UFC on FOX 11 takes place Saturday night in Orlando when heavyweight title contenders Fabricio Werdum and Travis Browne will battle it out for the right to face champion Cain Velasquez in Mexico. American Top Team will be well represented with four fighters – Thiago Alves, Yoel Romero, Jorge Masvidal, and Mirsad Bektic – competing on the card.
In a recent interview with Susan Cingari of Must Love MMA, Thiago Alves gave his thoughts on why ATT seems to have a presence on so many fight cards.
In the last two years it just has become so huge since we changed the policy for management and training fees for only five percent. So if you want to have top quality training and the best management out there, we are only charging five percent instead of all the other camps out there. Usually it’s 10 for management, another 10 for training.
The policy change he’s referencing happened on Jan. 3, 2012. ATT lowered its management and training fees from 20 percent (10 percent each) to five percent for everything. That’s a reduction of 75 percent for fighters who want management and training, and 50 percent for those who want training only. In infomercial terms it’s, “Buy training for five percent and get your management for free!” However you look at it, that’s a pretty steep drop in price – the kind you don’t see every day.
If the fee cut really did cause ATT to get “so huge,” it wouldn’t be the first time we’ve seen fighters responding to the almighty dollar outside of everyday contract negotiations. Werdum asked the UFC to schedule this weekend’s fight with Browne in the United States after getting an initial offer to fight in his home country of Brazil. He lives in Los Angeles and his newborn daughter, Joana, had something to do with wanting to fight close to home, but he also wanted to avoid Brazil’s notoriously aggressive tax system.

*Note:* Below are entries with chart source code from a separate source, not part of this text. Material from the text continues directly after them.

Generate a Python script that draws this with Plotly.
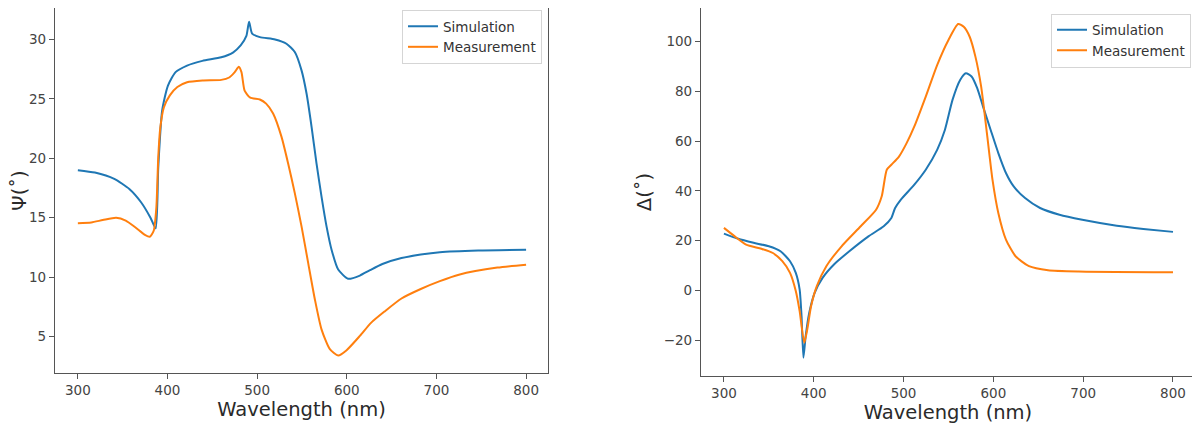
import plotly.graph_objects as go

# ---------------- Left panel: Psi ----------------
psi_sim_wl = [300, 319, 340.6, 357.7, 370.5, 381, 386.8, 389.7, 394, 400.4, 409, 421.8, 438.9, 460, 473,
              481.6, 488, 491, 494.4, 503, 520, 532.7, 542, 549.5, 555.1, 560.7, 566.2, 571.8, 577.4,
              583, 590.4, 601.5, 614.6, 625.8, 639.7, 661, 682.5, 703.8, 746.6, 800]
psi_sim = [19.0, 18.8, 18.27, 17.4, 16.3, 15.0, 14.1, 19.25, 24.0, 26.1, 27.25, 27.8, 28.2, 28.5, 28.9,
           29.5, 30.3, 31.5, 30.5, 30.2, 30.0, 29.64, 28.94, 27.4, 25.45, 22.65, 19.58, 16.78, 14.27,
           12.31, 10.64, 9.86, 10.13, 10.58, 11.1, 11.6, 11.9, 12.1, 12.24, 12.3]

psi_meas_wl = [300, 315, 327.8, 342.7, 353.4, 364, 374.8, 380.3, 384.6, 387.6, 389.7, 392, 396, 402.6,
               411, 421.8, 439, 460, 468.8, 475, 479.5, 482.5, 486, 492.3, 503, 510, 517.8, 527.2,
               534.5, 542, 549.5, 556.9, 564.4, 571.8, 581.1, 590.4, 599.8, 614.6, 627, 642,
               661, 682.5, 703.8, 725, 768, 800]
psi_meas = [14.54, 14.6, 14.8, 15.0, 14.76, 14.2, 13.56, 13.4, 13.9, 15.9, 20.1, 22.6, 24.3, 25.3,
            26.0, 26.4, 26.55, 26.6, 26.8, 27.25, 27.7, 27.25, 25.7, 25.1, 24.95, 24.6, 23.77, 21.8,
            19.58, 17.07, 14.27, 11.2, 8.12, 5.6, 3.93, 3.4, 3.85, 5.05, 6.15, 7.1,
            8.2, 9.0, 9.66, 10.2, 10.8, 11.05]

# ---------------- Right panel: Delta ----------------
del_sim_wl = [300, 316, 333, 350, 363, 373.6, 380, 384.3, 386.4, 388.5, 391, 395, 401, 409.8, 422.5,
              439.6, 460.9, 477.9, 486.4, 490.6, 497, 512, 524.7, 537.4, 546, 554.5, 563, 569.4,
              575.7, 582, 588.5, 597, 605.5, 614, 622.6, 635.3, 652, 673.6, 699, 737.4, 767, 800]
del_sim = [22.8, 20.7, 19.1, 17.7, 15.7, 11.7, 7.0, 0.3, -10.4, -27.1, -18.4, -9.0, -1.0, 5.0, 10.4,
           15.7, 21.7, 25.75, 29.1, 33.1, 36.5, 42.5, 48.5, 56.5, 64.5, 76.6, 84.6, 87.3,
           86.0, 81.3, 73.9, 64.5, 55.2, 47.2, 41.8, 37.1, 33.1, 30.4, 28.4, 26.0, 24.7, 23.5]

del_meas_wl = [300, 312, 324.7, 341.7, 354.5, 365, 373.6, 380, 384.3, 389.4, 392.8, 397, 403.4, 414,
               431, 452.3, 469.4, 475.7, 481.3, 486.4, 494.9, 503.4, 512, 524.7, 537.4, 550, 560.8,
               567, 573.6, 580, 586.4, 592.8, 599, 605.5, 614, 624.7, 639.6, 660.9, 695, 800]
del_meas = [25.1, 21.7, 18.4, 16.7, 15.0, 11.7, 7.0, -0.3, -8.4, -21.1, -15.7, -6.4, 1.7, 9.7,
            17.7, 25.75, 32.4, 37.8, 48.5, 50.5, 53.8, 59.2, 65.9, 77.9, 90.6, 100.7, 107.1,
            106.0, 102.0, 94.0, 81.9, 63.2, 44.5, 31.1, 20.4, 13.7, 9.7, 8.1, 7.6, 7.3]

series_names = ["Simulation", "Measurement"]
x_ticks = [300, 400, 500, 600, 700, 800]
psi_ticks = [5, 10, 15, 20, 25, 30]
del_ticks = [-20, 0, 20, 40, 60, 80, 100]

BLUE = "#1f77b4"
ORANGE = "#ff7f0e"
FONT = "DejaVu Sans"

line_kw = dict(width=2, shape="spline", smoothing=0.6)

fig = go.Figure()
fig.add_trace(go.Scatter(x=psi_sim_wl, y=psi_sim, mode="lines", name=series_names[0],
                         line=dict(color=BLUE, **line_kw), xaxis="x", yaxis="y", legend="legend"))
fig.add_trace(go.Scatter(x=psi_meas_wl, y=psi_meas, mode="lines", name=series_names[1],
                         line=dict(color=ORANGE, **line_kw), xaxis="x", yaxis="y", legend="legend"))
fig.add_trace(go.Scatter(x=del_sim_wl, y=del_sim, mode="lines", name=series_names[0],
                         line=dict(color=BLUE, **line_kw), xaxis="x2", yaxis="y2", legend="legend2"))
fig.add_trace(go.Scatter(x=del_meas_wl, y=del_meas, mode="lines", name=series_names[1],
                         line=dict(color=ORANGE, **line_kw), xaxis="x2", yaxis="y2", legend="legend2"))

axis_common = dict(showline=True, linecolor="#555", linewidth=1.3, mirror=True, ticks="outside",
                   ticklen=5, tickcolor="#555", showgrid=False, zeroline=False,
                   tickfont=dict(family=FONT, size=13.5, color="#444"))

title_font = dict(family=FONT, size=19.5, color="#2a2a2a")
legend_font = dict(family=FONT, size=13.5, color="#333")

fig.update_layout(
    width=1200, height=428,
    margin=dict(l=47, r=13, t=0, b=60),
    paper_bgcolor="white", plot_bgcolor="white",
    xaxis=dict(domain=[0, 0.4325], range=[274.5, 824.5], tickvals=x_ticks, automargin=False,
               title=dict(text="Wavelength (nm)", font=title_font, standoff=3), anchor="y",
               **axis_common),
    yaxis=dict(domain=[0.0082, 1], range=[1.93, 32.65], tickvals=psi_ticks, automargin=True,
               title=dict(text="Ψ(˚)", font=title_font, standoff=6), anchor="x",
               **axis_common),
    xaxis2=dict(domain=[0.5667, 1.0], range=[274.5, 824.5], tickvals=x_ticks, automargin=False,
                title=dict(text="Wavelength (nm)", font=title_font, standoff=3), anchor="y2",
                **axis_common),
    yaxis2=dict(domain=[0, 1], range=[-34.48, 113.56], tickvals=del_ticks, automargin=False,
                title=dict(text="Δ(˚)", font=title_font, standoff=6), anchor="x2",
                **axis_common),
    legend=dict(x=0.4272, y=0.9946, xanchor="right", yanchor="top",
                bgcolor="white", bordercolor="#d5d5d5", borderwidth=1, font=legend_font),
    legend2=dict(x=0.9965, y=0.985, xanchor="right", yanchor="top",
                 bgcolor="white", bordercolor="#d5d5d5", borderwidth=1, font=legend_font),
    showlegend=True,
)

fig.write_html("out.html")
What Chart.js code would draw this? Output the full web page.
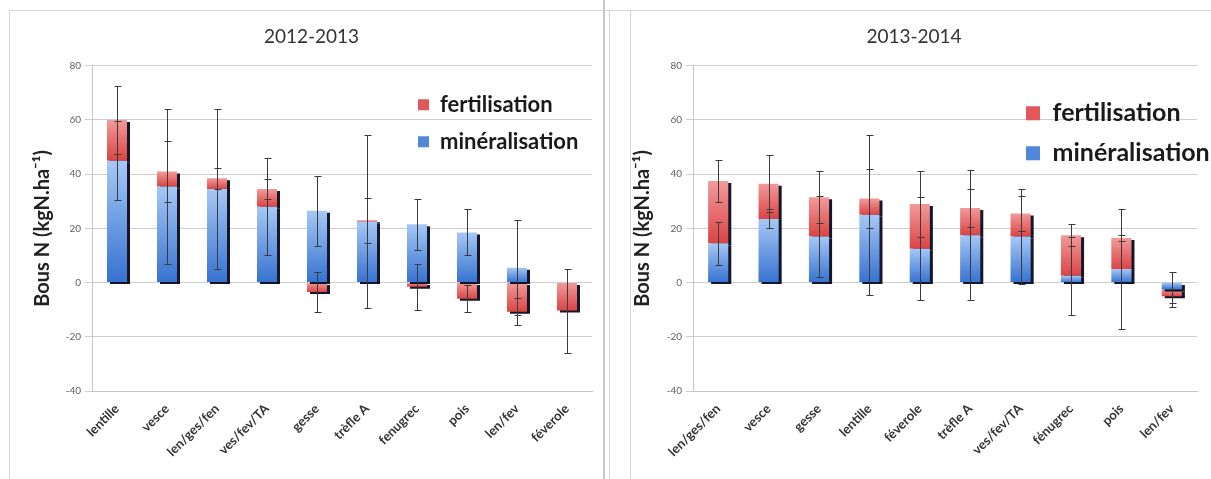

We lose 28 percent (of the money), and we never get it back. I can’t afford to lose this money. It’s Joana’s money, and no one will take it away from her [laughs].
Last year, after Rafael “Sapo” Natal’s Fight of the Night victory over Tor Troeng in Belo Horizonte at UFC Fight Night 28, it was revealed that he originally didn’t want to fight in Brazil because of the taxes.
I moved to New York five years ago, and I said to myself I’d never fight here [Brazil] again. Taxes here are terrible, man. But then the UFC called me to fight in Jaragua and I accepted. I needed to fight in Brazil at least one time. ‘Ok, I fought there and that’s it’. And then they announced they’d be back to Belo Horizonte, my city, and I owed my friends a fight here.
What do you know? MMA fighters are human after all. They like paying less for things. They like paying less tax (I think Warren Buffet’s the only person in the world who actually wants to pay more tax and, no, I’m not a Republican). This even applies to the UFC. Remember California Assembly Bill 2100? In addition to contractual restrictions, it would have charged promoters a tax of five percent of the gross receipts of their pay per view or network telecasts. Lorenzo Fertitta responded nicely, “…the proposed tax structure would actually result in fewer events in California,” while Dana White was his usual blunt self, “If that thing passes we won’t do anymore fights in California.”
In the case of ATT, there are a variety of factors that influence a gym’s growth or decline. No one can say for sure how the cut in fees has impacted their roster of fighters, but if Alves is correct it’s fitting that it’s happening in the same region where, in 2004, an altogether different price cut gave birth to our beloved $5 footlong…and the Miami Subway franchise that thought of it had lines out the door.